Kadang memang munculnya komunitas sastra dilandasi oleh soal-soal eksistensi. Kepentingan bersama dan kepentingan pribadi menjadi samar. Memang ada individu yang membutuhkan komunitas karena merasa tidak ada wadah yang bisa menampung visi-visinya. Tapi juga ada individu yang ingin berjalan sendiri seperti pengembara. Kini budaya komunitas dalam kesusastraan kita memang jauh lebih populer dibandingkan dengan budaya mengembara. Mengembara seperti ketinggalan zaman, mungkin dianggap lebih hanya menyiksa diri sendiri atau eksotik. Saya lebih menghormati seorang pengembara daripada seorang organisator yang terlalu banyak kepentingan pribadinya. Saya juga pernah membuat komunitas sastra dan hanya bisa bertahan setahun. Saya melihat teman-teman mulai berubah justru saat komunitas itu berdiri. Saya lebih baik kehilangan komunitas daripada kehilangan karakter dari teman-teman saya sendiri.

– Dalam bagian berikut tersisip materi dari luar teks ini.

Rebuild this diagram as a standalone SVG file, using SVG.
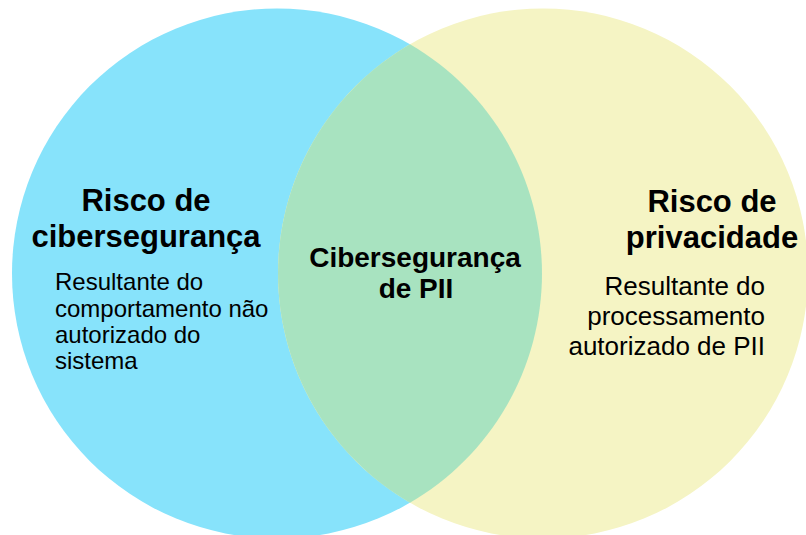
<svg xmlns="http://www.w3.org/2000/svg" width="806" height="535" viewBox="0 0 806 535">
<style>
.t{font-family:"Liberation Sans",Arial,sans-serif;fill:#000}
.h{font-weight:bold;font-size:31px;text-anchor:middle}
.c{font-weight:bold;font-size:28px;text-anchor:middle}
.bl{font-size:24px}
.br{font-size:26px;text-anchor:end}
</style>
<rect width="806" height="535" fill="#ffffff"/>
<g id="connectors"></g>
<g id="cybersecurity-risk">
<circle cx="277" cy="273.5" r="265" fill="#87E3FB"/>
</g>
<g id="privacy-risk">
<circle cx="543" cy="273.5" r="265" fill="#F5F4C4"/>
</g>
<g id="pii-cybersecurity">
<path d="M410,44.3 A265,265 0 0,1 410,502.7 A265,265 0 0,1 410,44.3 Z" fill="#A8E3C0"/>
</g>
<g id="cybersecurity-risk-text">
<text class="t h" x="146" y="211">Risco de</text>
<text class="t h" x="146" y="247">cibersegurança</text>
<text class="t bl" x="55" y="290">Resultante do</text>
<text class="t bl" x="55" y="316.5">comportamento não</text>
<text class="t bl" x="55" y="343">autorizado do</text>
<text class="t bl" x="55" y="369">sistema</text>
</g>
<g id="privacy-risk-text">
<text class="t h" x="712" y="212">Risco de</text>
<text class="t h" x="712" y="248">privacidade</text>
<text class="t br" x="765" y="295">Resultante do</text>
<text class="t br" x="765" y="324.5">processamento</text>
<text class="t br" x="765" y="355">autorizado de PII</text>
</g>
<g id="pii-cybersecurity-text">
<text class="t c" x="415" y="267">Cibersegurança</text>
<text class="t c" x="416" y="298">de PII</text>
</g>
</svg>
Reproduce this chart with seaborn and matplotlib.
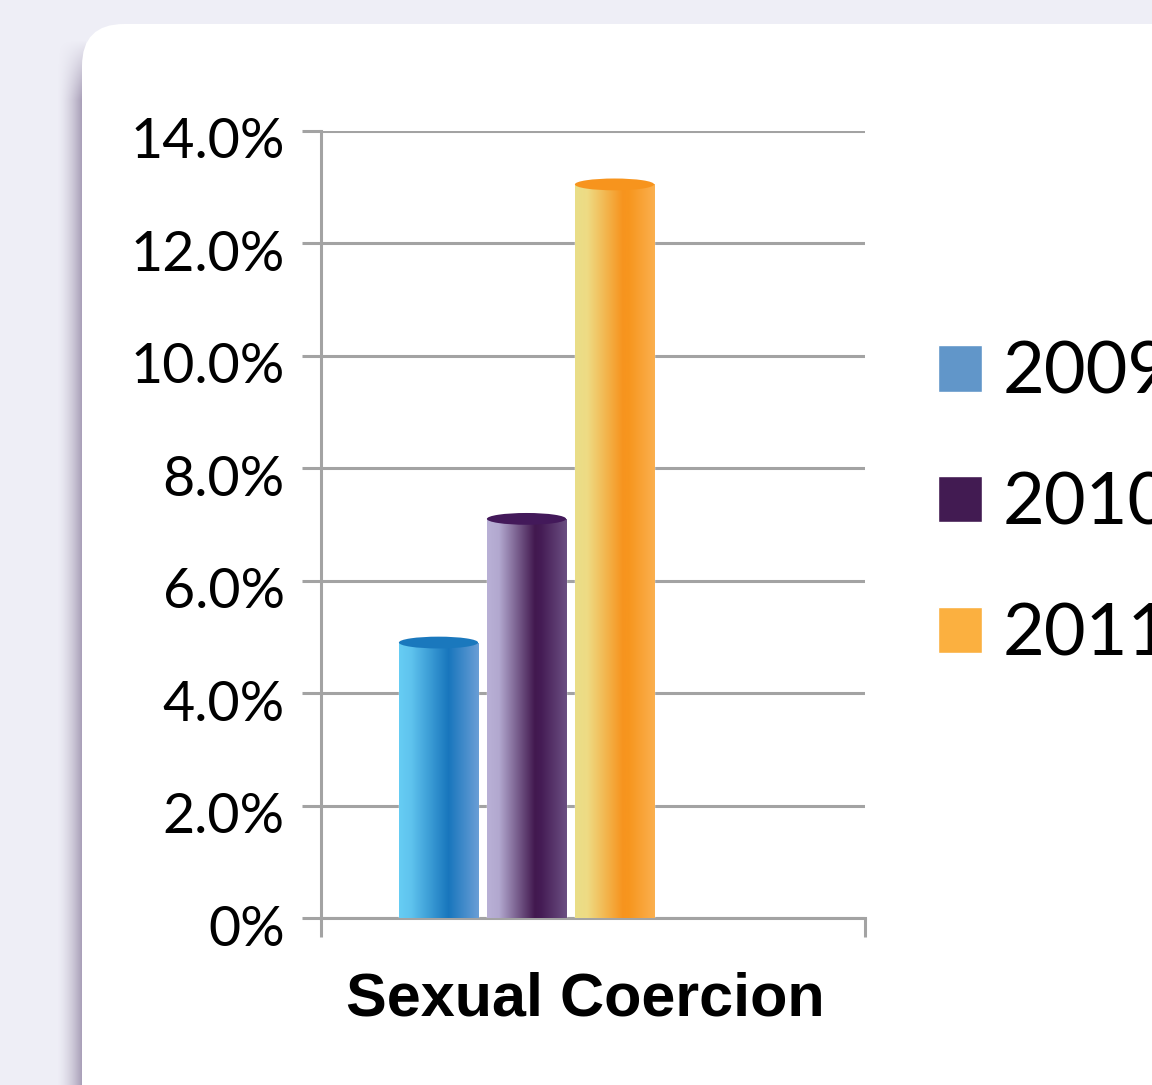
import numpy as np
import pandas as pd
import matplotlib
matplotlib.use('Agg')
import matplotlib.pyplot as plt
import seaborn as sns
from matplotlib.patches import FancyBboxPatch, Ellipse
from matplotlib.colors import LinearSegmentedColormap, to_rgb
from matplotlib.transforms import ScaledTranslation

# Data (values in percent)
categories = ['Sexual Coercion']
years = ['2009', '2010', '2011']
rates = [4.9, 7.1, 13.05]
y_ticks = [0, 2, 4, 6, 8, 10, 12, 14]
y_tick_labels = ['0%', '2.0%', '4.0%', '6.0%', '8.0%', '10.0%', '12.0%', '14.0%']

# Colours: flat legend swatches, cylinder shading stops, cylinder tops
legend_colors = ['#6196c9', '#421b52', '#fbb040']
bar_gradients = [
    [(0.0, '#66cdf4'), (0.15, '#5fc3ee'), (0.62, '#1876bd'), (1.0, '#6a9ed6')],
    [(0.0, '#b9b1d6'), (0.15, '#b2a8cf'), (0.60, '#42194f'), (0.68, '#451c55'), (1.0, '#6b4f82')],
    [(0.0, '#e9de88'), (0.15, '#eedb84'), (0.60, '#f7941e'), (0.68, '#f7961f'), (1.0, '#fbb04f')],
]
top_colors = ['#1a78bd', '#43195a', '#f7941d']
grid_color = '#a3a3a3'

df = pd.DataFrame({
    'category': categories * len(years),
    'year': years,
    'rate': rates,
})

sns.set_theme(style='white')
plt.rcParams['font.family'] = ['Lato', 'DejaVu Sans']
plt.rcParams['text.color'] = 'black'

fig = plt.figure(figsize=(11.52, 10.85), dpi=100, facecolor='#eeeef6')

# background: lavender page, soft left shadow, white rounded card
bg = fig.add_axes([0, 0, 1, 1], zorder=-10)
bg.set_xlim(0, 1152)
bg.set_ylim(1085, 0)
bg.axis('off')
ramp = 0.72 * np.linspace(0, 1, 30) ** 1.6
fade = np.clip((np.arange(40, 1085) - 40) / 60.0, 0, 1)
shadow = np.zeros((len(fade), len(ramp), 4))
shadow[..., :3] = to_rgb('#76658a')
shadow[..., 3] = fade[:, None] * ramp[None, :]
bg.imshow(shadow, extent=[56, 86, 1085, 40], aspect='auto', interpolation='bilinear')
bg.add_patch(FancyBboxPatch((82, 24), 1300, 1300, boxstyle='round,pad=0,rounding_size=42',
                            fc='white', ec='none'))

ax = fig.add_axes([321 / 1152, 167 / 1085, 544 / 1152, 787 / 1085])
ax.patch.set_alpha(0)

sns.barplot(data=df, x='category', y='rate', hue='year', palette=legend_colors,
            width=0.8, gap=0.1, saturation=1, ax=ax, zorder=3)

# cylinder look: shaded body + elliptical cap
cap_h = 0.21
for patch, stops, top in zip(ax.patches, bar_gradients, top_colors):
    x0, w, h = patch.get_x(), patch.get_width(), patch.get_height()
    cmap = LinearSegmentedColormap.from_list('cyl', stops)
    grad = np.linspace(0, 1, 256)[None, :]
    im = ax.imshow(grad, cmap=cmap, extent=[x0, x0 + w, 0, h], aspect='auto',
                   zorder=4, interpolation='bilinear')
    im.set_clip_path(patch)
    ax.add_patch(Ellipse((x0 + w / 2, h), w, cap_h, fc=top, ec='none', zorder=5))

xlim = (-0.6227, 1.0258)
ax.set_xlim(*xlim)
ax.set_ylim(0, 14)
ax.set_yticks(y_ticks)
ax.set_yticklabels(y_tick_labels)
ax.set_xticks(list(xlim))
ax.set_xticklabels(['', ''])

ax.set_axisbelow(True)
ax.yaxis.grid(True, color=grid_color, linewidth=2.2)
ax.xaxis.grid(False)
for side in ['top', 'right']:
    ax.spines[side].set_visible(False)
for side in ['left', 'bottom']:
    ax.spines[side].set_color(grid_color)
    ax.spines[side].set_linewidth(2.2)
    ax.spines[side].set_zorder(2)
ax.tick_params(axis='both', direction='out', length=14, width=2.2, color=grid_color,
               bottom=True, left=True)
ax.tick_params(axis='y', labelsize=40, pad=12, labelcolor='black')
shift = ScaledTranslation(0, -7 / 100, fig.dpi_scale_trans)
for lbl in ax.get_yticklabels():
    lbl.set_fontfamily(['Lato', 'DejaVu Sans'])
    lbl.set_transform(lbl.get_transform() + shift)

ax.set_xlabel('Sexual Coercion', fontsize=44, fontweight='bold',
              family=['Liberation Sans', 'DejaVu Sans'], color='black', va='top')
ax.xaxis.set_label_coords((585 - 321) / 544, -0.068)
ax.set_ylabel('')

handles, labels = ax.get_legend_handles_labels()
leg = ax.legend(handles, labels, loc='center left', bbox_to_anchor=(938 / 1152, 1 - 504 / 1085),
                bbox_transform=fig.transFigure, frameon=False,
                prop={'family': ['Lato', 'DejaVu Sans'], 'size': 52},
                handlelength=0.61, handleheight=0.61, handletextpad=0.29,
                labelspacing=0.91, borderpad=0, borderaxespad=0)
for t in leg.get_texts():
    t.set_color('black')

fig.savefig('out.png', dpi=100, facecolor=fig.get_facecolor())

Tapi seorang sastrawan, dia juga sama seperti makhluk sosial lain yang membutuhkan kelompok dan juga membutuhkan individu. Komunitas hanya menjadi rumit dalam budaya lisan yang negatif. Komunitas yang lahir dan tidak kritis terhadap sisi negatif dari budaya lisan ini, kehadirannya tidak menyumbang apa-apa dalam kehidupan sastra, hanya berteriak-teriak omong kosong.